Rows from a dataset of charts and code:
###
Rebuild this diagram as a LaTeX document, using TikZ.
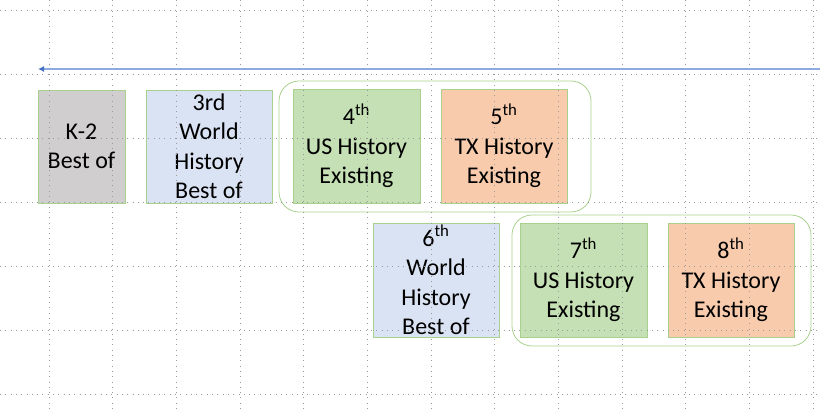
\documentclass[tikz,border=0pt]{standalone}
\usepackage{fontspec}
\setmainfont{Carlito}
\usetikzlibrary{arrows.meta}
\definecolor{gridc}{HTML}{9A9A9A}
\definecolor{bordc}{HTML}{A9D18E}
\definecolor{grayf}{HTML}{D0CECE}
\definecolor{bluef}{HTML}{DAE3F3}
\definecolor{greenf}{HTML}{C5E0B4}
\definecolor{orangef}{HTML}{F8CBAD}
\definecolor{arrowc}{HTML}{8FAADC}
\definecolor{tipc}{HTML}{4472C4}
\tikzset{
  box/.style={draw=bordc, line width=0.8pt, inner sep=0pt, align=center,
    font=\fontsize{24}{29.5}\selectfont, text=black},
  groupbox/.style={draw=bordc, line width=0.8pt, rounded corners=20pt, inner sep=0pt},
  gridline/.style={draw=gridc, line width=1pt, dash pattern=on 1pt off 4.3pt},
  timeline/.style={draw=arrowc, line width=1.6pt, -{Latex[length=6pt,width=6pt,color=tipc]}}
}
\begin{document}
\begin{tikzpicture}[x=1pt,y=-1pt]
\useasboundingbox (0,0) rectangle (820,411);
% groups
\node[groupbox, minimum width=312pt, minimum height=131pt] (g1) at (435,146.5) {};
\node[groupbox, minimum width=299pt, minimum height=131pt] (g2) at (661.5,280.5) {};
% boxes
\node[box, fill=grayf, minimum width=87pt, minimum height=113pt] (k2) at (81.5,146.5) {K-2\\Best of};
\node[box, fill=bluef, minimum width=126pt, minimum height=113pt] (g3) at (209,146.5) {3rd\\World\\History\\Best of};
\node[box, fill=greenf, minimum width=127pt, minimum height=114pt] (g4) at (356.5,146) {4\textsuperscript{th}\\US History\\Existing};
\node[box, fill=orangef, minimum width=126pt, minimum height=114pt] (g5) at (504,146) {5\textsuperscript{th}\\TX History\\Existing};
\node[box, fill=bluef, minimum width=126pt, minimum height=114pt] (g6) at (436,280) {6\textsuperscript{th}\\World\\History\\Best of};
\node[box, fill=greenf, minimum width=127pt, minimum height=114pt] (g7) at (583.5,280) {7\textsuperscript{th}\\US History\\Existing};
\node[box, fill=orangef, minimum width=126pt, minimum height=114pt] (g8) at (731,280) {8\textsuperscript{th}\\TX History\\Existing};
% grid on top
\foreach \k in {0,...,12} {
  \draw[gridline] ({49+63.67*\k},0) -- ({49+63.67*\k},411);
}
\foreach \k in {0,...,6} {
  \draw[gridline] (0,{11+64*\k}) -- (820,{11+64*\k});
}
% timeline arrow
\coordinate (tstart) at (820,69);
\coordinate (tend) at (38,69);
\draw[timeline] (tstart) -- (tend);
\end{tikzpicture}
\end{document}
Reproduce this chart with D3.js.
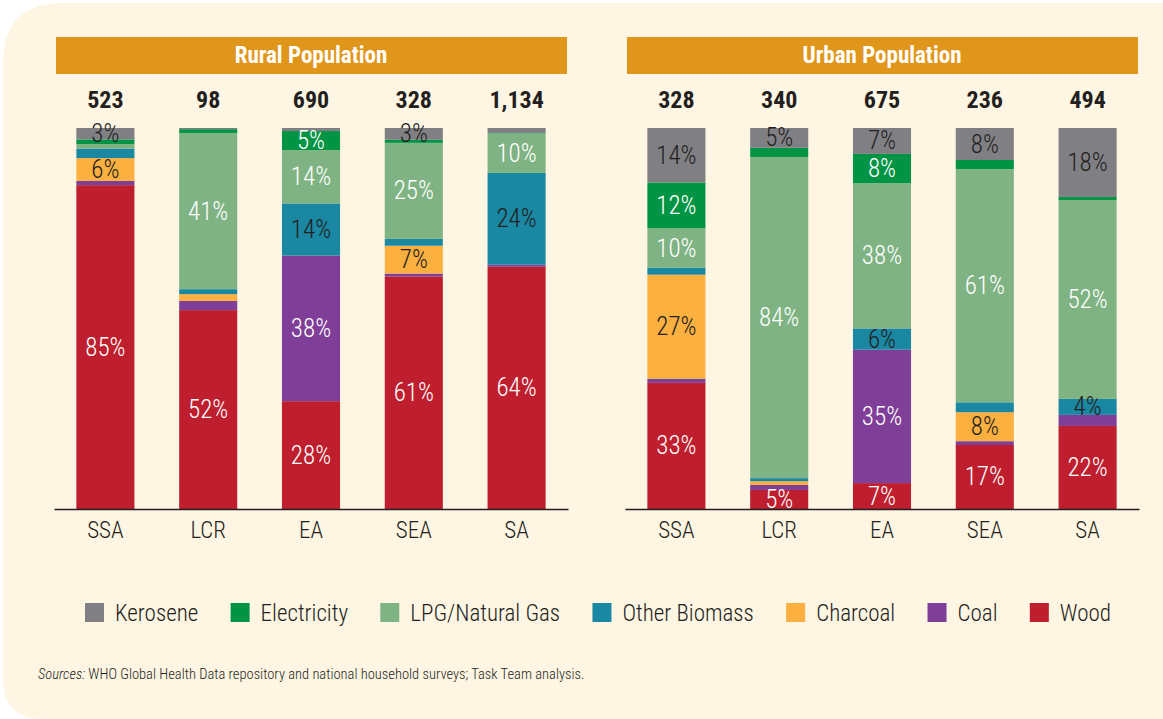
<!DOCTYPE html>
<html>
<head>
<meta charset="utf-8">
<script src="https://cdn.jsdelivr.net/npm/d3@7"></script>
<style>
  body { margin: 0; background: #ffffff; }
  svg { display: block; }
</style>
</head>
<body>
<div id="chart"></div>
<script>
// Household cooking fuel mix, rural vs urban, by region

// regions along the x axis
const regions = ["SSA", "LCR", "EA", "SEA", "SA"];
// population (millions) shown above each bar
const ruralTotals = [523, 98, 690, 328, 1134];
const urbanTotals = [328, 340, 675, 236, 494];

// fuels, top of the stack first (legend order)
const fuels = ["Kerosene", "Electricity", "LPG/Natural Gas", "Other Biomass", "Charcoal", "Coal", "Wood"];

// shares in % per region (SSA, LCR, EA, SEA, SA)
const ruralKerosene     = [3.0, 0.3, 0.8, 3.1, 1.3];
const ruralElectricity  = [1.2, 1.0, 5.0, 0.8, 0.1];
const ruralLPG          = [1.2, 41.0, 14.0, 25.2, 10.4];
const ruralOtherBiomass = [2.5, 1.3, 13.7, 1.8, 24.1];
const ruralCharcoal     = [6.0, 1.8, 0.0, 7.3, 0.0];
const ruralCoal         = [1.1, 2.4, 38.2, 0.8, 0.5];
const ruralWood         = [85.0, 52.2, 28.3, 61.0, 63.6];

const urbanKerosene     = [14.3, 5.2, 6.8, 8.4, 18.1];
const urbanElectricity  = [12.0, 2.4, 7.7, 2.4, 0.8];
const urbanLPG          = [10.4, 84.3, 38.1, 61.2, 52.2];
const urbanOtherBiomass = [1.8, 0.8, 5.6, 2.6, 4.2];
const urbanCharcoal     = [27.3, 1.0, 0.0, 7.6, 0.0];
const urbanCoal         = [1.1, 1.3, 35.0, 1.0, 2.9];
const urbanWood         = [33.1, 5.0, 6.8, 16.8, 21.8];

const fuelColors = {
    "Kerosene": "#808084",
    "Electricity": "#009444",
    "LPG/Natural Gas": "#7fb383",
    "Other Biomass": "#1a87a3",
    "Charcoal": "#fbb040",
    "Coal": "#7f3f98",
    "Wood": "#be1e2d"
};
// fuels whose labels are dark text instead of white
const darkLabelFuels = ["Kerosene", "Other Biomass", "Charcoal"];

const FONT = "'Roboto Condensed', 'Liberation Sans Narrow', 'Arial Narrow', 'DejaVu Sans Condensed', sans-serif";
const TEXT_DARK = "#231f20";
const CREAM = "#fef5e3";
const ORANGE = "#e0961a";

const W = 1163, H = 719;

// build one row per region for d3.stack
function buildRows(series) {
    return regions.map((r, i) => {
        const row = { region: r };
        fuels.forEach((f, k) => { row[f] = series[k][i]; });
        return row;
    });
}
const ruralRows = buildRows([ruralKerosene, ruralElectricity, ruralLPG, ruralOtherBiomass, ruralCharcoal, ruralCoal, ruralWood]);
const urbanRows = buildRows([urbanKerosene, urbanElectricity, urbanLPG, urbanOtherBiomass, urbanCharcoal, urbanCoal, urbanWood]);

const svg = d3.select("#chart")
    .append("svg")
    .attr("width", W)
    .attr("height", H);

// cream panel with rounded left corners
svg.append("path")
    .attr("d", `M3,63 Q3,3 63,3 L${W},3 L${W},${H} L43,${H} Q3,${H} 3,${H - 40} Z`)
    .attr("fill", CREAM);

// shared y scale (percent)
const y = d3.scaleLinear().domain([0, 100]).range([509, 128]);

function drawPanel(title, rows, totals, x0, x1) {
    const g = svg.append("g");

    // title bar
    g.append("rect")
        .attr("x", x0 + 2).attr("y", 37)
        .attr("width", x1 - x0 - 3).attr("height", 37)
        .attr("fill", ORANGE);
    g.append("text")
        .attr("x", (x0 + x1) / 2).attr("y", 63)
        .attr("text-anchor", "middle")
        .attr("fill", "white")
        .style("font-family", FONT)
        .style("font-weight", "bold")
        .style("font-size", "23px")
        .text(title);

    const x = d3.scaleBand()
        .domain(regions)
        .range([x0, x1])
        .paddingInner(0.435)
        .paddingOuter(0.2175);

    const stack = d3.stack().keys(fuels.slice().reverse());
    const layers = stack(rows);

    const layer = g.selectAll("g.layer")
        .data(layers)
        .join("g")
        .attr("class", "layer")
        .attr("fill", d => fuelColors[d.key]);

    layer.selectAll("rect")
        .data(d => d)
        .join("rect")
        .attr("x", d => x(d.data.region))
        .attr("y", d => y(d[1]))
        .attr("width", x.bandwidth())
        .attr("height", d => y(d[0]) - y(d[1]));

    // percent labels for segments of 3% or more
    layers.forEach(l => {
        l.forEach(d => {
            const v = d[1] - d[0];
            if (v < 3) return;
            g.append("text")
                .attr("x", x(d.data.region) + x.bandwidth() / 2)
                .attr("y", (y(d[0]) + y(d[1])) / 2 + 8.5)
                .attr("text-anchor", "middle")
                .attr("fill", darkLabelFuels.includes(l.key) ? TEXT_DARK : "white")
                .style("font-family", FONT)
                .style("font-weight", 300)
                .style("font-size", "25px")
                .text(Math.round(v) + "%");
        });
    });

    // totals above bars
    g.selectAll("text.total")
        .data(totals)
        .join("text")
        .attr("class", "total")
        .attr("x", (d, i) => x(regions[i]) + x.bandwidth() / 2)
        .attr("y", 108)
        .attr("text-anchor", "middle")
        .attr("fill", TEXT_DARK)
        .style("font-family", FONT)
        .style("font-weight", "bold")
        .style("font-size", "24px")
        .text(d => d3.format(",")(d));

    // x axis
    const axis = g.append("g")
        .attr("transform", `translate(0,${y(0)})`)
        .call(d3.axisBottom(x).tickSize(0).tickPadding(13));
    axis.select(".domain").attr("stroke", TEXT_DARK).attr("stroke-width", 1.6);
    axis.selectAll("text")
        .attr("fill", TEXT_DARK)
        .style("font-family", FONT)
        .style("font-weight", 300)
        .style("font-size", "23px");
}

drawPanel("Rural Population", ruralRows, ruralTotals, 54, 568);
drawPanel("Urban Population", urbanRows, urbanTotals, 625, 1139);

// legend
const legend = svg.append("g");
const items = legend.selectAll("g")
    .data(fuels)
    .join("g");
items.append("rect")
    .attr("width", 19).attr("height", 19)
    .attr("y", 603)
    .attr("fill", d => fuelColors[d]);
items.append("text")
    .attr("x", 30)
    .attr("y", 621)
    .attr("fill", TEXT_DARK)
    .style("font-family", FONT)
    .style("font-weight", 300)
    .style("font-size", "23px")
    .text(d => d);

// lay legend items out left to right, spread between 85 and 1111
const widths = [];
items.each(function() { widths.push(30 + d3.select(this).select("text").node().getComputedTextLength()); });
const legendStart = 85, legendEnd = 1111;
const gap = (legendEnd - legendStart - d3.sum(widths)) / (fuels.length - 1);
let cx = legendStart;
items.attr("transform", (d, i) => {
    const t = `translate(${cx},0)`;
    cx += widths[i] + gap;
    return t;
});

// source note
const note = svg.append("text")
    .attr("x", 38)
    .attr("y", 679)
    .attr("fill", TEXT_DARK)
    .style("font-family", FONT)
    .style("font-weight", 300)
    .style("font-size", "14.5px");
note.append("tspan").style("font-style", "italic").text("Sources:");
note.append("tspan").text(" WHO Global Health Data repository and national household surveys; Task Team analysis.");
</script>
</body>
</html>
###
## EXERCISE BRIEF
From the records above, transcribe exactly the lines starting at the one containing "Reproduce this chart with D3.js." and ending at the one containing "28.3, 61.0, 63.6];". Skip the pictures.

## ANSWER TO THE PROBLEM
Reproduce this chart with D3.js.
<!DOCTYPE html>
<html>
<head>
<meta charset="utf-8">
<script src="https://cdn.jsdelivr.net/npm/d3@7"></script>
<style>
  body { margin: 0; background: #ffffff; }
  svg { display: block; }
</style>
</head>
<body>
<div id="chart"></div>
<script>
// Household cooking fuel mix, rural vs urban, by region

// regions along the x axis
const regions = ["SSA", "LCR", "EA", "SEA", "SA"];
// population (millions) shown above each bar
const ruralTotals = [523, 98, 690, 328, 1134];
const urbanTotals = [328, 340, 675, 236, 494];

// fuels, top of the stack first (legend order)
const fuels = ["Kerosene", "Electricity", "LPG/Natural Gas", "Other Biomass", "Charcoal", "Coal", "Wood"];

// shares in % per region (SSA, LCR, EA, SEA, SA)
const ruralKerosene     = [3.0, 0.3, 0.8, 3.1, 1.3];
const ruralElectricity  = [1.2, 1.0, 5.0, 0.8, 0.1];
const ruralLPG          = [1.2, 41.0, 14.0, 25.2, 10.4];
const ruralOtherBiomass = [2.5, 1.3, 13.7, 1.8, 24.1];
const ruralCharcoal     = [6.0, 1.8, 0.0, 7.3, 0.0];
const ruralCoal         = [1.1, 2.4, 38.2, 0.8, 0.5];
const ruralWood         = [85.0, 52.2, 28.3, 61.0, 63.6];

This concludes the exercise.